Instruction » Begin with the first line and repeat exactly through the line containing "import * as echarts from 'echarts';"; leave every image out.

______________________________

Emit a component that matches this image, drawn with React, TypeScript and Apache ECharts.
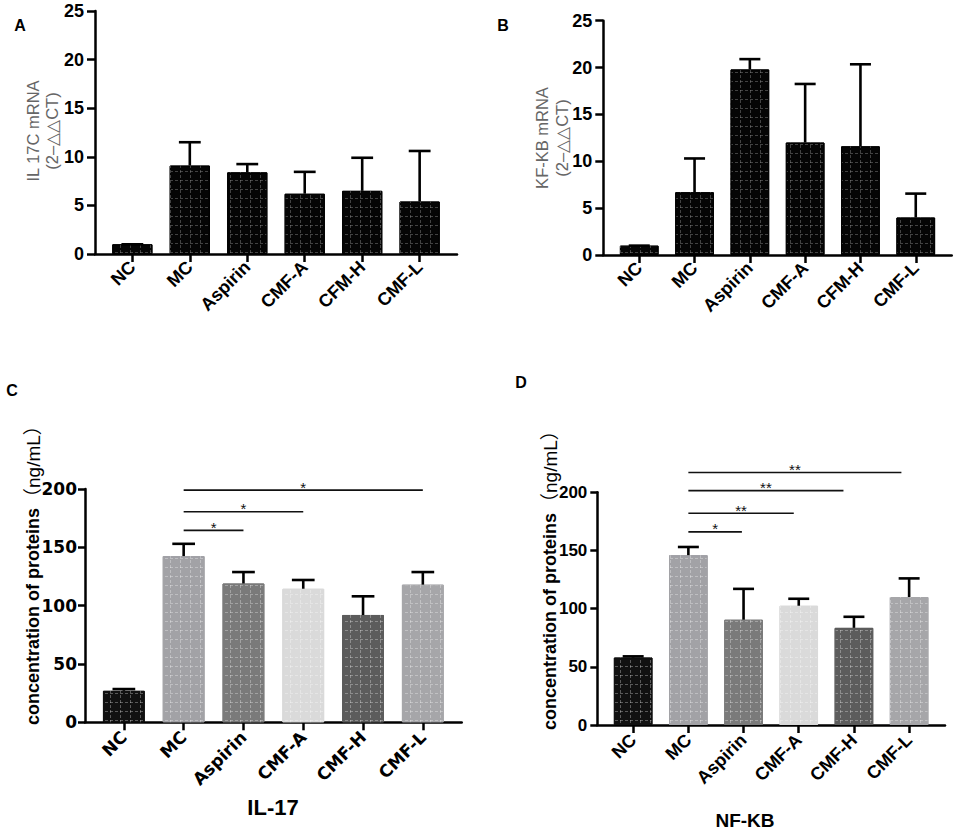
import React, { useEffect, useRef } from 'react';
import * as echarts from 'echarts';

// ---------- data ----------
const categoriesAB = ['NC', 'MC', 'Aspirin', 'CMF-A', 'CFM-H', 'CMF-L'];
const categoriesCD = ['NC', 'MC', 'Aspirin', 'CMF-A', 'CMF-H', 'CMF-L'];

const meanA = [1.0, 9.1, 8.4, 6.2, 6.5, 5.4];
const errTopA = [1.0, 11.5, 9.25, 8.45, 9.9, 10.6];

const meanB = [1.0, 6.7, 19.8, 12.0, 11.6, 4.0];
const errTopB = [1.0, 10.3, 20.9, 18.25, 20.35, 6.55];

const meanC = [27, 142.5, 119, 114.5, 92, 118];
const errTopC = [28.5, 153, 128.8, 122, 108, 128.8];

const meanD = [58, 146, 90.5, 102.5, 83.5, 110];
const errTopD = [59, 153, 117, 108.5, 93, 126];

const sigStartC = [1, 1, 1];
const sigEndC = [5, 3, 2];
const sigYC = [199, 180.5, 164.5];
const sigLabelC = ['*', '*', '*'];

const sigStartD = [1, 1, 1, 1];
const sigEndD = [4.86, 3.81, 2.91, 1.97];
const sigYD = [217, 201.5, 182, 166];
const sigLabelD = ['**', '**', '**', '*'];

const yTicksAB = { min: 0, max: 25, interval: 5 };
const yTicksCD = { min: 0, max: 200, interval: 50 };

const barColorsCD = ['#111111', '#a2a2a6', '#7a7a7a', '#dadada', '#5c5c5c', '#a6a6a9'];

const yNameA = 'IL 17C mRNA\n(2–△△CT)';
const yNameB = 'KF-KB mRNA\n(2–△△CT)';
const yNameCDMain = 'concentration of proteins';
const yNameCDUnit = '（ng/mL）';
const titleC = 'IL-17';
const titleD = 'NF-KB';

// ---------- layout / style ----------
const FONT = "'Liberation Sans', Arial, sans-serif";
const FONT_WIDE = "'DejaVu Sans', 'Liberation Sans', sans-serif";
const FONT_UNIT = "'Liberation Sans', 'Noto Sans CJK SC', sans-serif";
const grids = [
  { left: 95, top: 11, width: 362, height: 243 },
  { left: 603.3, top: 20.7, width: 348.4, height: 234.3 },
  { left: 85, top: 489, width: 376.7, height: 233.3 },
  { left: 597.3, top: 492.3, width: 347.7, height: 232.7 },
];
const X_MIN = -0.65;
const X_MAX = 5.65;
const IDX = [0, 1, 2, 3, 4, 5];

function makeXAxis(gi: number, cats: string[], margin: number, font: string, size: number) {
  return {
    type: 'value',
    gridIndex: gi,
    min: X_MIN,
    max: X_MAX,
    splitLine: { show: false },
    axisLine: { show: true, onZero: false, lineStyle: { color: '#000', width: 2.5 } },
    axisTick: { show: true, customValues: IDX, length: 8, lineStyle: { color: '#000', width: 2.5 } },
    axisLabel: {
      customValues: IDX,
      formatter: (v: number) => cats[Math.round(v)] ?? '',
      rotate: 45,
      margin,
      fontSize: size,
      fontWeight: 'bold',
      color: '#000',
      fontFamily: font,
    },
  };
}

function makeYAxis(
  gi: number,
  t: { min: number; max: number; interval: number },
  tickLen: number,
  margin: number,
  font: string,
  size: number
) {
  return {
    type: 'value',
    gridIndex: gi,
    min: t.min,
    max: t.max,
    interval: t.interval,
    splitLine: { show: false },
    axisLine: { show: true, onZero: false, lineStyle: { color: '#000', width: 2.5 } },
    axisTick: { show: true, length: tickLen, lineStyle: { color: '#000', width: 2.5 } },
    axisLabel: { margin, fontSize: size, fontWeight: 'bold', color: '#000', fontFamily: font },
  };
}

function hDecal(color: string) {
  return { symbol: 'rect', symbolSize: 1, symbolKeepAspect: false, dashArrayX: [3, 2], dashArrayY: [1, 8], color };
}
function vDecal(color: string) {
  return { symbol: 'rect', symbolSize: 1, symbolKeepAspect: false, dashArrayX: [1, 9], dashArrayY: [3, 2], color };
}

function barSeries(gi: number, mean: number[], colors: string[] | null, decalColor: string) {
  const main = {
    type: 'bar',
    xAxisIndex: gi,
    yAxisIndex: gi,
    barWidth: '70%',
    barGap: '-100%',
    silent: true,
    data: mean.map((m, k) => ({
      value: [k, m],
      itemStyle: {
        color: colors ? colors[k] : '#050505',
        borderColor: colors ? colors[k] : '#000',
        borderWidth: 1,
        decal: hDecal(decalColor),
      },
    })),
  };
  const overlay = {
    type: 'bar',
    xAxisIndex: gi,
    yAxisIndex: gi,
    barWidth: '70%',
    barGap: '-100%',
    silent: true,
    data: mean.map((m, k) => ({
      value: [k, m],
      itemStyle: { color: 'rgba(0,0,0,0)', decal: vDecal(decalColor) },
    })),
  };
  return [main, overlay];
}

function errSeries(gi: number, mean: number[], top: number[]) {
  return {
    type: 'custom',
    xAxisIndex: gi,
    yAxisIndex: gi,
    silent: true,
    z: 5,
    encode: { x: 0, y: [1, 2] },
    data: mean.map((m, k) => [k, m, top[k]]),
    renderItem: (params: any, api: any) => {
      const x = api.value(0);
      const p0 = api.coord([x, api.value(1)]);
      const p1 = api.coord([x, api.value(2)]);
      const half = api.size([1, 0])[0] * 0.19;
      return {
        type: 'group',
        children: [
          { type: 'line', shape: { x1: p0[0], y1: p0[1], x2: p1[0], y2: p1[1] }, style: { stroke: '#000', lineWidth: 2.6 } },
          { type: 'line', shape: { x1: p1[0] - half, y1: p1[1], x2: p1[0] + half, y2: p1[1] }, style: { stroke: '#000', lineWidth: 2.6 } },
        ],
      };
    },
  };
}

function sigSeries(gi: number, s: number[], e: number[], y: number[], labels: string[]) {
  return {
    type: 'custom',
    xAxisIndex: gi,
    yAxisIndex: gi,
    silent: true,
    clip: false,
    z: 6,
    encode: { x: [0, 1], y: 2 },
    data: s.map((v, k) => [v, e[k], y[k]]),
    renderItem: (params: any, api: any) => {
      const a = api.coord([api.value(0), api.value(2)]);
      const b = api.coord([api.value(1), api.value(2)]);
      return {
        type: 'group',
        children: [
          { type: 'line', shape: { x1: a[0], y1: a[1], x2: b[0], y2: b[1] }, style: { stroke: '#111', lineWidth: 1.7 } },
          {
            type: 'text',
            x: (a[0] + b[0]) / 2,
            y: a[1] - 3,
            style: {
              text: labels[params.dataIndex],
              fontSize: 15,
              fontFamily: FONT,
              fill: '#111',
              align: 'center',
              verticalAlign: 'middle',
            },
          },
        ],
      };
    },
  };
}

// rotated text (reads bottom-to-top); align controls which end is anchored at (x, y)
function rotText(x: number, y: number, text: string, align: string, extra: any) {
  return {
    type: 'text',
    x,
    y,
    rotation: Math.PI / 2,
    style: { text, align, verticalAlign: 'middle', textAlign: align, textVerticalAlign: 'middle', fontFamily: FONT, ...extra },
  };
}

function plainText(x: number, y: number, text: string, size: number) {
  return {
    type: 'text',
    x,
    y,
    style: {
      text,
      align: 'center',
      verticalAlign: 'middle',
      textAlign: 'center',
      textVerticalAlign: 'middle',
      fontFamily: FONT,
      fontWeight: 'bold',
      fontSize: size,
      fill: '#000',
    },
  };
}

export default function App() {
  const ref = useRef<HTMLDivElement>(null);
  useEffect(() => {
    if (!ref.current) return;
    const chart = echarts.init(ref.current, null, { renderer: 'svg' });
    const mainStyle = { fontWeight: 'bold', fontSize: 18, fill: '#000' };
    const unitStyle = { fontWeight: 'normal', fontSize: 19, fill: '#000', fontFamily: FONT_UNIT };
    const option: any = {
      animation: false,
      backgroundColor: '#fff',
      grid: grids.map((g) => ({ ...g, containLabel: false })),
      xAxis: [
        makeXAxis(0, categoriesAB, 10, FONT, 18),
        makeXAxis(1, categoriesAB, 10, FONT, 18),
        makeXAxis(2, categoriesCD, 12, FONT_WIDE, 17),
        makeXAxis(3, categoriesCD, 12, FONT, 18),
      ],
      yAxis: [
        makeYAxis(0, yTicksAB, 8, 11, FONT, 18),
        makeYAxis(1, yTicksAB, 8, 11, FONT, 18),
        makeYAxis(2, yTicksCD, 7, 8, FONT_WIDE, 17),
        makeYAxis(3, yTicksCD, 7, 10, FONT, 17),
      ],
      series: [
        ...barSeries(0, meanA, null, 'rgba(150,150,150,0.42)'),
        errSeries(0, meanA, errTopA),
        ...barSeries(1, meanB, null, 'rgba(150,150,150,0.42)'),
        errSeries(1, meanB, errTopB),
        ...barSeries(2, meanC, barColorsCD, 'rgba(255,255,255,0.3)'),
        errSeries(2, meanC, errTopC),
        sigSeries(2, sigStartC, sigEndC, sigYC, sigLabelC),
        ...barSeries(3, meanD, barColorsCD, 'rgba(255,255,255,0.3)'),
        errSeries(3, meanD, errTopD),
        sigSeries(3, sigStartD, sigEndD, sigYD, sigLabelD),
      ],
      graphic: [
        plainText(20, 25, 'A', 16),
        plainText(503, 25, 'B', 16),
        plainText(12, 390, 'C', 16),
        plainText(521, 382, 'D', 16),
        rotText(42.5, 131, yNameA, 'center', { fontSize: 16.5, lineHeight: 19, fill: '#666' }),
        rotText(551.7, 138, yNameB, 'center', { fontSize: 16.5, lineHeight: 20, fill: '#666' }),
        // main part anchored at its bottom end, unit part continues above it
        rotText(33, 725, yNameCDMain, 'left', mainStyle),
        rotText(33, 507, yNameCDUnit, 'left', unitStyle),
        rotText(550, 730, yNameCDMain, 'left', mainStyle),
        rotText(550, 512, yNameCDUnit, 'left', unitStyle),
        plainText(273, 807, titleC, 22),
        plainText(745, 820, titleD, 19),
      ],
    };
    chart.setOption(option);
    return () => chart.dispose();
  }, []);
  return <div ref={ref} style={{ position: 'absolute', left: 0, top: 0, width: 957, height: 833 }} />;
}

______________________________

Finished answer »
Emit a component that matches this image, drawn with React, TypeScript and Apache ECharts.
import React, { useEffect, useRef } from 'react';
import * as echarts from 'echarts';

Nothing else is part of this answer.